== Stated exercise ==
Write out the data again exactly, skipping every picture.

== Provided material ==
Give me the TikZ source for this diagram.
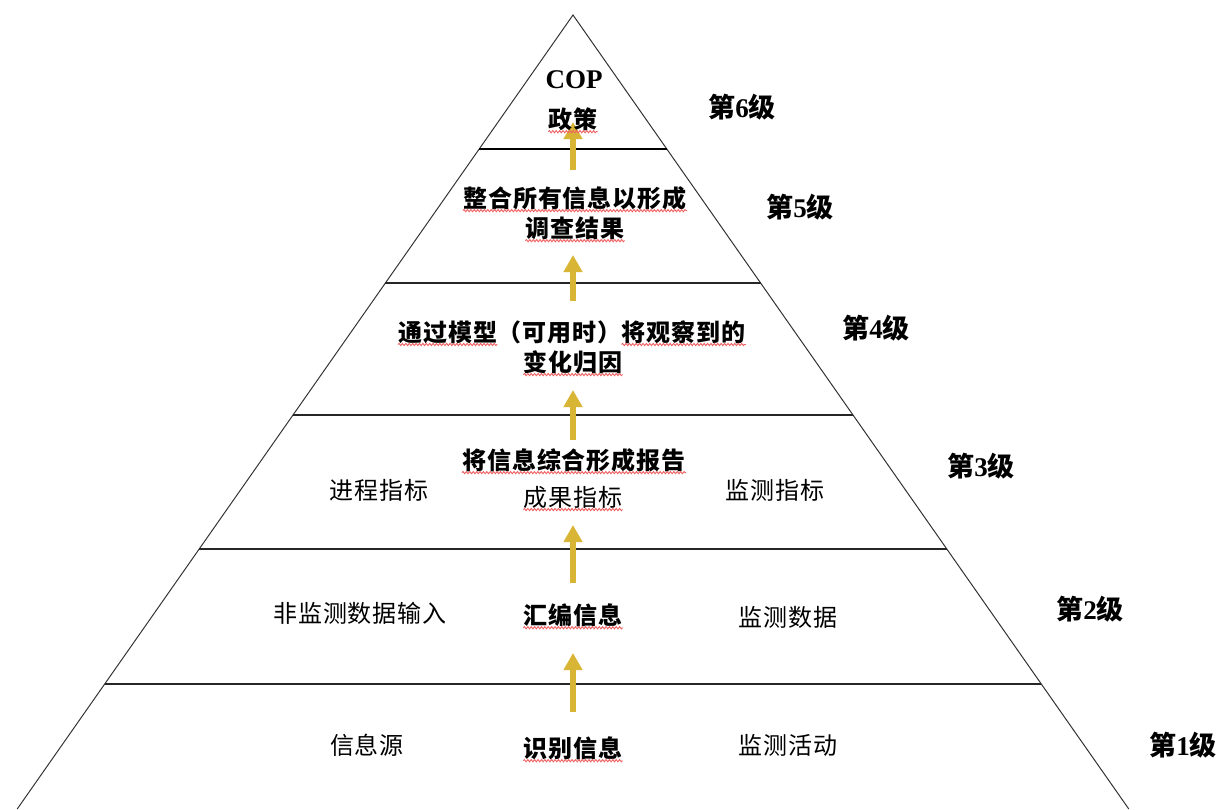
\documentclass[tikz,border=0pt]{standalone}
\usepackage{fontspec}
\newfontfamily\cjk{Noto Sans CJK SC}
\newfontfamily\cjksp{Noto Sans CJK SC}[LetterSpace=4]
\newfontfamily\tms{Liberation Serif}
\usetikzlibrary{arrows.meta,decorations.pathmorphing}
\definecolor{gold}{HTML}{D9B536}
\definecolor{squig}{HTML}{F06060}
\tikzset{
  txt/.style={inner sep=0pt, font=\cjksp\fontsize{24}{27}\selectfont},
  btxt/.style={inner sep=0pt, font=\cjksp\bfseries\fontsize{24}{27}\selectfont},
  lvl/.style={inner sep=0pt, font=\cjk\bfseries\fontsize{27}{30}\selectfont},
  edge/.style={line width=1pt, black!80},
  tier/.style={line width=1.8pt, black!85},
  uparrow/.style={gold, line width=6pt, -{Triangle[width=18pt,length=17pt]}},
  wavy/.style={squig, line width=0.9pt, decorate, decoration={snake, segment length=3.4pt, amplitude=1.1pt}}
}
\newcommand{\wv}[1]{\draw[wavy] ([yshift=-3.5pt]#1.base west) -- ([yshift=-3.5pt]#1.base east);}
\begin{document}
\begin{tikzpicture}[x=1pt,y=-1pt]
\useasboundingbox (0,0) rectangle (1222,809);
\fill[white] (0,0) rectangle (1222,809);
% pyramid outline
\coordinate (apex) at (573,15);
\coordinate (bl) at (17.2,809);
\coordinate (br) at (1128.8,809);
\draw[edge] (bl) -- (apex) -- (br);
% tier lines
\coordinate (l5) at (479.2,149);  \coordinate (r5) at (666.8,149);
\coordinate (l4) at (385.4,283);  \coordinate (r4) at (760.6,283);
\coordinate (l3) at (293,415);    \coordinate (r3) at (853,415);
\coordinate (l2) at (199.2,549);  \coordinate (r2) at (946.8,549);
\coordinate (l1) at (104.7,684);  \coordinate (r1) at (1041.3,684);
\draw[line width=2.6pt] (l5) -- (r5);
\draw[tier] (l4) -- (r4);
\draw[tier] (l3) -- (r3);
\draw[tier] (l2) -- (r2);
\draw[tier] (l1) -- (r1);
% arrows
\coordinate (a1s) at (573,170); \coordinate (a1e) at (573,122);
\coordinate (a2s) at (573,301); \coordinate (a2e) at (573,255);
\coordinate (a3s) at (573,440); \coordinate (a3e) at (573,390);
\coordinate (a4s) at (573,583); \coordinate (a4e) at (573,525);
\coordinate (a5s) at (573,712); \coordinate (a5e) at (573,653);
\draw[uparrow] (a1s) -- (a1e);
\draw[uparrow] (a2s) -- (a2e);
\draw[uparrow] (a3s) -- (a3e);
\draw[uparrow] (a4s) -- (a4e);
\draw[uparrow] (a5s) -- (a5e);
% level 6
\node[inner sep=0pt, font=\tms\bfseries\fontsize{27}{29}\selectfont] (cop) at (574,80) {COP};
\node[btxt] (t6) at (573,119) {政策};
\node[lvl] (g6) at (742,107) {第{\tms 6}级};
% level 5
\node[btxt] (t5a) at (575,198) {整合所有信息以形成};
\node[btxt] (t5b) at (575,228) {调查结果};
\node[lvl] (g5) at (800,207) {第{\tms 5}级};
% level 4
\node[btxt, anchor=base west] (t4a) at (398,341) {通过模型};
\node[btxt, anchor=base west] (t4b) at (t4a.base east) {（可用时）};
\node[btxt, anchor=base west] (t4c) at (t4b.base east) {将观察到的};
\node[btxt] (t4d) at (573,362) {变化归因};
\node[lvl] (g4) at (876,328) {第{\tms 4}级};
% level 3
\node[btxt] (t3a) at (574,460) {将信息综合形成报告};
\node[txt] (t3b) at (573,497) {成果指标};
\node[txt] (t3l) at (379,490) {进程指标};
\node[txt] (t3r) at (775,490) {监测指标};
\node[lvl] (g3) at (981,466) {第{\tms 3}级};
% level 2
\node[txt] (t2l) at (360,613) {非监测数据输入};
\node[btxt] (t2c) at (573,615) {汇编信息};
\node[txt] (t2r) at (788,617) {监测数据};
\node[lvl] (g2) at (1090,609) {第{\tms 2}级};
% level 1
\node[txt] (t1l) at (367,745) {信息源};
\node[btxt] (t1c) at (573,748) {识别信息};
\node[txt] (t1r) at (788,745) {监测活动};
\node[lvl] (g1) at (1183,745) {第{\tms 1}级};
% spell-check squiggles
\wv{t6}
\wv{t5a}
\wv{t5b}
\wv{t4a}
\wv{t4c}
\wv{t4d}
\wv{t3a}
\wv{t3b}
\wv{t2c}
\wv{t1c}
\end{tikzpicture}
\end{document}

== Exercise response ==
Give me the TikZ source for this diagram.
\documentclass[tikz,border=0pt]{standalone}
\usepackage{fontspec}
\newfontfamily\cjk{Noto Sans CJK SC}
\newfontfamily\cjksp{Noto Sans CJK SC}[LetterSpace=4]
\newfontfamily\tms{Liberation Serif}
\usetikzlibrary{arrows.meta,decorations.pathmorphing}
\definecolor{gold}{HTML}{D9B536}
\definecolor{squig}{HTML}{F06060}
\tikzset{
  txt/.style={inner sep=0pt, font=\cjksp\fontsize{24}{27}\selectfont},
  btxt/.style={inner sep=0pt, font=\cjksp\bfseries\fontsize{24}{27}\selectfont},
  lvl/.style={inner sep=0pt, font=\cjk\bfseries\fontsize{27}{30}\selectfont},
  edge/.style={line width=1pt, black!80},
  tier/.style={line width=1.8pt, black!85},
  uparrow/.style={gold, line width=6pt, -{Triangle[width=18pt,length=17pt]}},
  wavy/.style={squig, line width=0.9pt, decorate, decoration={snake, segment length=3.4pt, amplitude=1.1pt}}
}
\newcommand{\wv}[1]{\draw[wavy] ([yshift=-3.5pt]#1.base west) -- ([yshift=-3.5pt]#1.base east);}
\begin{document}
\begin{tikzpicture}[x=1pt,y=-1pt]
\useasboundingbox (0,0) rectangle (1222,809);
\fill[white] (0,0) rectangle (1222,809);
% pyramid outline
\coordinate (apex) at (573,15);
\coordinate (bl) at (17.2,809);
\coordinate (br) at (1128.8,809);
\draw[edge] (bl) -- (apex) -- (br);
% tier lines
\coordinate (l5) at (479.2,149);  \coordinate (r5) at (666.8,149);
\coordinate (l4) at (385.4,283);  \coordinate (r4) at (760.6,283);
\coordinate (l3) at (293,415);    \coordinate (r3) at (853,415);
\coordinate (l2) at (199.2,549);  \coordinate (r2) at (946.8,549);
\coordinate (l1) at (104.7,684);  \coordinate (r1) at (1041.3,684);
\draw[line width=2.6pt] (l5) -- (r5);
\draw[tier] (l4) -- (r4);
\draw[tier] (l3) -- (r3);
\draw[tier] (l2) -- (r2);
\draw[tier] (l1) -- (r1);
% arrows
\coordinate (a1s) at (573,170); \coordinate (a1e) at (573,122);
\coordinate (a2s) at (573,301); \coordinate (a2e) at (573,255);
\coordinate (a3s) at (573,440); \coordinate (a3e) at (573,390);
\coordinate (a4s) at (573,583); \coordinate (a4e) at (573,525);
\coordinate (a5s) at (573,712); \coordinate (a5e) at (573,653);
\draw[uparrow] (a1s) -- (a1e);
\draw[uparrow] (a2s) -- (a2e);
\draw[uparrow] (a3s) -- (a3e);
\draw[uparrow] (a4s) -- (a4e);
\draw[uparrow] (a5s) -- (a5e);
% level 6
\node[inner sep=0pt, font=\tms\bfseries\fontsize{27}{29}\selectfont] (cop) at (574,80) {COP};
\node[btxt] (t6) at (573,119) {政策};
\node[lvl] (g6) at (742,107) {第{\tms 6}级};
% level 5
\node[btxt] (t5a) at (575,198) {整合所有信息以形成};
\node[btxt] (t5b) at (575,228) {调查结果};
\node[lvl] (g5) at (800,207) {第{\tms 5}级};
% level 4
\node[btxt, anchor=base west] (t4a) at (398,341) {通过模型};
\node[btxt, anchor=base west] (t4b) at (t4a.base east) {（可用时）};
\node[btxt, anchor=base west] (t4c) at (t4b.base east) {将观察到的};
\node[btxt] (t4d) at (573,362) {变化归因};
\node[lvl] (g4) at (876,328) {第{\tms 4}级};
% level 3
\node[btxt] (t3a) at (574,460) {将信息综合形成报告};
\node[txt] (t3b) at (573,497) {成果指标};
\node[txt] (t3l) at (379,490) {进程指标};
\node[txt] (t3r) at (775,490) {监测指标};
\node[lvl] (g3) at (981,466) {第{\tms 3}级};
% level 2
\node[txt] (t2l) at (360,613) {非监测数据输入};
\node[btxt] (t2c) at (573,615) {汇编信息};
\node[txt] (t2r) at (788,617) {监测数据};
\node[lvl] (g2) at (1090,609) {第{\tms 2}级};
% level 1
\node[txt] (t1l) at (367,745) {信息源};
\node[btxt] (t1c) at (573,748) {识别信息};
\node[txt] (t1r) at (788,745) {监测活动};
\node[lvl] (g1) at (1183,745) {第{\tms 1}级};
% spell-check squiggles
\wv{t6}
\wv{t5a}
\wv{t5b}
\wv{t4a}
\wv{t4c}
\wv{t4d}
\wv{t3a}
\wv{t3b}
\wv{t2c}
\wv{t1c}
\end{tikzpicture}
\end{document}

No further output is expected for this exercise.